An inequality from the handbook of mathematical functions (by Abramowitz and Stegun) Prove that
$$\frac{1}{x+\sqrt{x^2+2}}<e^{x^2}\int\limits_x^{\infty}e^{-t^2} \, \text dt \le\frac{1}{x+\sqrt{x^2+\displaystyle\tfrac{4}{\pi}}}, \space (x\ge 0)$$
 A: The integral is equal to:
$$\frac{\sqrt{\pi}}{2}\text{erfc}(x)$$
If you calculate the series expansion of the above function around infinity, you get:
$$e^{-x^2}\left(\frac{1}{2x}-\frac{1}{4x^3}+\frac{3}{8x^5}+...\right)$$
I believe looking at the resultant fractional expression and the series expansion of the radicals should give you a clue, at least for $x\gg1$.
A: (The following argument is adapted from Dümbgen, ''Bounding Standard Gaussian Tail Probabilities.'')

Approximating $\displaystyle \int_x^{\infty} e^{-t^2} \, dt$
Suppose we want to approximate $\displaystyle \int_x^{\infty} e^{-t^2} \, dt$ with a function of the form $\dfrac{e^{-x^2}}{h(x)}.$  Let
$$\Delta(x) = \frac{e^{-x^2}}{h(x)} - \int_x^{\infty} e^{-t^2} \, dt.$$ 
Then, if $h(x) \to \infty$ as $x \to \infty$, then $\Delta(x) \to 0$ as $x \to \infty$.  Because of this, we have the following.


*

*If $\Delta'(x) > 0$ for all $x \geq 0$ then $\Delta(x)$ increases to $0$.  Therefore, $\dfrac{e^{-x^2}}{h(x)}$ is a lower bound on $\displaystyle \int_x^{\infty} e^{-t^2} \, dt$ for $x \geq 0$.

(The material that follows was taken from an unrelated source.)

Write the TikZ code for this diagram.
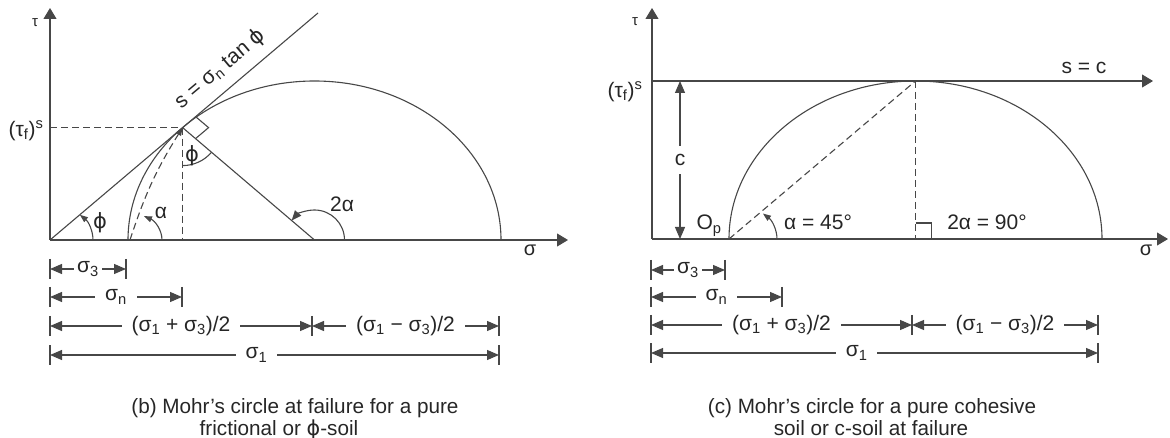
\documentclass[tikz,border=0pt]{standalone}
\usepackage{fontspec}
\setmainfont{Liberation Sans}
\newfontfamily\dvsfont{DejaVu Sans}
\newcommand{\myphi}{{\dvsfont ϕ}}
\usetikzlibrary{arrows.meta,calc}
\begin{document}
\begin{tikzpicture}[x=1pt,y=1pt,
  ln/.style={line width=1.1pt, draw=black!72},
  axis/.style={ln, -{Triangle[length=11pt,width=13pt]}},
  dim/.style={ln, {Triangle[length=12pt,width=10pt]}-{Triangle[length=12pt,width=10pt]}},
  dsh/.style={ln, dash pattern=on 7pt off 4pt},
  smallarr/.style={ln, -{Triangle[length=8pt,width=6pt]}},
  lbl/.style={font=\fontsize{21}{25}\selectfont, text=black!85, inner sep=1pt},
  dl/.style={lbl, fill=white, inner xsep=10pt},
  axl/.style={font=\fontsize{20}{24}\selectfont, text=black!85, inner sep=0pt},
  taul/.style={font=\fontsize{15}{18}\selectfont, text=black!85, inner sep=0pt},
  captxt/.style={font=\fontsize{20.7}{24}\selectfont, text=black!85, inner sep=0pt, anchor=base},
  tickln/.style={ln}]
\useasboundingbox (0,0) rectangle (1170,-438);

% ================= LEFT PANEL =================
\coordinate (O1) at (50,-240);
\coordinate (Yt1) at (50,-8);
\coordinate (Xe1) at (568,-240);
\coordinate (S3a) at (128,-240);
\coordinate (S1a) at (501,-240);
\coordinate (C1) at (314.5,-240);
\coordinate (T1) at (182.6,-127.6);
\coordinate (E1) at (318,-13);
\coordinate (H1) at (50,-127.6);
\coordinate (F1) at (182.6,-240);

\draw[axis] (O1) -- (Yt1);
\draw[axis] (O1) -- (Xe1);
\draw[ln] (S1a) arc[start angle=0,end angle=180,x radius=186.5,y radius=159];
\draw[ln] (O1) -- (E1);
\draw[ln] (T1) -- (C1);
\draw[dsh] (H1) -- (T1);
\draw[dsh] (T1) -- (F1);
\draw[dsh, -{Triangle[length=8pt,width=6pt]}] ($(S3a)+(2,0)$) to[bend left=7] (T1);
\draw[ln] ($(T1)!17pt!(E1)$) -- ++(13,-11) -- ($(T1)!17pt!(C1)$);

\draw[smallarr] ($(O1)+(43,0)$) arc[start angle=0,end angle=46,x radius=43,y radius=35];
\draw[smallarr] ($(S3a)+(34,0)$) arc[start angle=0,end angle=62,x radius=34,y radius=27];
\draw[ln] ($(T1)+(0,-38)$) arc[start angle=270,end angle=319.6,radius=38];
\draw[ln, -{Triangle[length=10pt,width=8pt]}] ($(C1)+(30,0)$) arc[start angle=0,end angle=139.6,radius=30];

\node[taul] (tauA) at (35,-23) {τ};
\node[axl] (sigA) at (530,-250) {σ};
\node[lbl, anchor=base] (tfA) at (26,-136.5) {(τ\textsubscript{f})\textsuperscript{s}};
\node[lbl, rotate=40] (envA) at (220,-69) {s = σ\textsubscript{n} tan \myphi};
\node[lbl] (phiA) at (100,-223) {\myphi};
\node[lbl] (alA) at (161,-213) {α};
\node[lbl] (phiB) at (192,-156) {\myphi};
\node[lbl, anchor=base] (twoA) at (342,-212) {2α};

% dimension lines left
\foreach \x/\y in {50/269,126/269,50/297,182/297,50/326,312/326,499/326,50/355,499/355}
  \draw[tickln] (\x,-\y+10) -- (\x,-\y-10);
\coordinate (a1) at (50,-269);  \coordinate (a2) at (126,-269);
\coordinate (b1) at (50,-297);  \coordinate (b2) at (182,-297);
\coordinate (c1) at (50,-326);  \coordinate (c2) at (312,-326); \coordinate (c3) at (499,-326);
\coordinate (e1) at (50,-355);  \coordinate (e2) at (499,-355);
\draw[dim] (a1) -- node[dl, inner xsep=3pt] (da) {σ\textsubscript{3}} (a2);
\draw[dim] (b1) -- node[dl] (db) {σ\textsubscript{n}} (b2);
\draw[dim] (c1) -- node[dl] (dc) {(σ\textsubscript{1} + σ\textsubscript{3})/2} (c2);
\draw[dim] (c2) -- node[dl] (dd) {(σ\textsubscript{1} − σ\textsubscript{3})/2} (c3);
\draw[dim] (e1) -- node[dl, pos=0.46] (de) {σ\textsubscript{1}} (e2);

\node[captxt] (capb1) at (295,-413) {(b) Mohr’s circle at failure for a pure};
\node[captxt] (capb2) at (279,-435) {frictional or \myphi-soil};

% ================= RIGHT PANEL =================
\coordinate (O2) at (652,-239);
\coordinate (Yt2) at (652,-8);
\coordinate (Xe2) at (1168,-239);
\coordinate (H2) at (652,-81);
\coordinate (Se2) at (1153,-81);
\coordinate (L2) at (729,-239);
\coordinate (R2) at (1102,-239);
\coordinate (T2) at (915.5,-81);
\coordinate (F2) at (915.5,-239);
\coordinate (Ca) at (680,-81);
\coordinate (Cb) at (680,-239);

\draw[axis] (O2) -- (Yt2);
\draw[axis] (O2) -- (Xe2);
\draw[axis] (H2) -- (Se2);
\draw[ln] (R2) arc[start angle=0,end angle=180,x radius=186.5,y radius=158];
\draw[dsh] (L2) -- (T2);
\draw[dsh] (T2) -- (F2);
\draw[ln] ($(F2)+(0,16)$) -| ($(F2)+(16,0)$);
\draw[dim] (Ca) -- node[lbl, fill=white, inner ysep=8pt] (cl) {c} (Cb);
\draw[smallarr] ($(L2)+(48,0)$) arc[start angle=0,end angle=45,x radius=48,y radius=36];

\node[taul] (tauB) at (635,-22) {τ};
\node[axl] (sigB) at (1146,-250) {σ};
\node[lbl, anchor=base] (tfB) at (625,-97.5) {(τ\textsubscript{f})\textsuperscript{s}};
\node[lbl, anchor=base] (sc) at (1084,-74) {s = c};
\node[lbl, anchor=base] (op) at (709,-230) {O\textsubscript{p}};
\node[lbl, anchor=base] (al45) at (818,-230) {α = 45°};
\node[lbl, anchor=base] (al90) at (987,-230) {2α = 90°};

% dimension lines right
\foreach \x/\y in {651/270,725/270,651/297,782/297,651/325,912/325,1098/325,651/353,1098/353}
  \draw[tickln] (\x,-\y+10) -- (\x,-\y-10);
\coordinate (f1) at (651,-270);  \coordinate (f2) at (725,-270);
\coordinate (g1) at (651,-297);  \coordinate (g2) at (782,-297);
\coordinate (h1) at (651,-325);  \coordinate (h2) at (912,-325); \coordinate (h3) at (1098,-325);
\coordinate (k1) at (651,-353);  \coordinate (k2) at (1098,-353);
\draw[dim] (f1) -- node[dl, inner xsep=3pt] (df) {σ\textsubscript{3}} (f2);
\draw[dim] (g1) -- node[dl] (dg) {σ\textsubscript{n}} (g2);
\draw[dim] (h1) -- node[dl] (dh) {(σ\textsubscript{1} + σ\textsubscript{3})/2} (h2);
\draw[dim] (h2) -- node[dl] (di) {(σ\textsubscript{1} − σ\textsubscript{3})/2} (h3);
\draw[dim] (k1) -- node[dl, pos=0.46] (dk) {σ\textsubscript{1}} (k2);

\node[captxt] (capc1) at (872,-413) {(c) Mohr’s circle for a pure cohesive};
\node[captxt] (capc2) at (871,-435) {soil or c-soil at failure};
\end{tikzpicture}
\end{document}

*Similarly, if $\Delta'(x) < 0$ for all $x \geq 0$ then $\Delta(x)$ decreases to $0$.  Therefore, $\dfrac{e^{-x^2}}{h(x)}$ is an upper bound on $\displaystyle \int_x^{\infty} e^{-t^2} \, dt$ for $x \geq 0$.


We have 
$$\Delta'(x) = \frac{e^{-x^2}}{h(x)^2} \left(h(x)^2 - 2xh(x) - h'(x) \right).$$
Thus the sign of $\Delta'(x)$ is determined by the sign of $f(x) = h(x)^2 - 2xh(x) - h'(x)$.
Given the bounds we're trying to show, let's consider functions of the form $h(x) = x + \sqrt{x^2 + c}$.  Then $$f(x) = c - 1 - \frac{x}{\sqrt{x^2+c}}.$$  Thus $f(x)$ is decreasing on $[0, \infty)$.

The lower bound
To have $f(x) > 0$ for all $x \geq 0$, we need $$c > 1 + \frac{x}{\sqrt{x^2+c}}, \:\:\:\: x \geq 0.$$ The smallest value of $c$ for which this holds is $c = 2$.  Therefore, 
$$\frac{1}{x + \sqrt{x^2+2}} < e^{x^2} \int_x^{\infty} e^{-t^2} \, dt, \:\:\:\: x \geq 0,$$ and $2$ is the smallest value of $c$ for which this bound holds for functions of the form $h(x) = x + \sqrt{x^2 + c}$.

The upper bound
To have $f(x) < 0$ for all $x \geq 0$ we can take $c = 1$.  However, we can do better this because $f(x)$ is decreasing.  If we find a larger value of $c$ such that $\Delta(0)= 0$, then we will have $f(x) > 0$ on $[0, x_0)$ for some $x_0$ and then $f(x) < 0$ on $(x_0, \infty)$.  Thus $\Delta(x)$ will initially increase from $0$ and then decrease back to $0$, giving us a tighter upper bound.  Since $$\Delta(0) = 0 \Longleftrightarrow \frac{1}{\sqrt{c}} = \int_0^{\infty} e^{-t^2}\, dt = \frac{\sqrt{\pi}}{2},$$
we have $c = \dfrac{4}{\pi}$ yielding a tighter upper bound than $c = 1$.
Therefore, $$e^{x^2} \int_x^{\infty} e^{-t^2} \, dt \leq \frac{1}{x + \sqrt{x^2+\frac{\pi}{4}}},  \:\:\:\: x \geq 0,$$ and $\dfrac{\pi}{4}$ is the smallest value of $c$ for which this bound holds for functions of the form $h(x) = x + \sqrt{x^2 + c}$.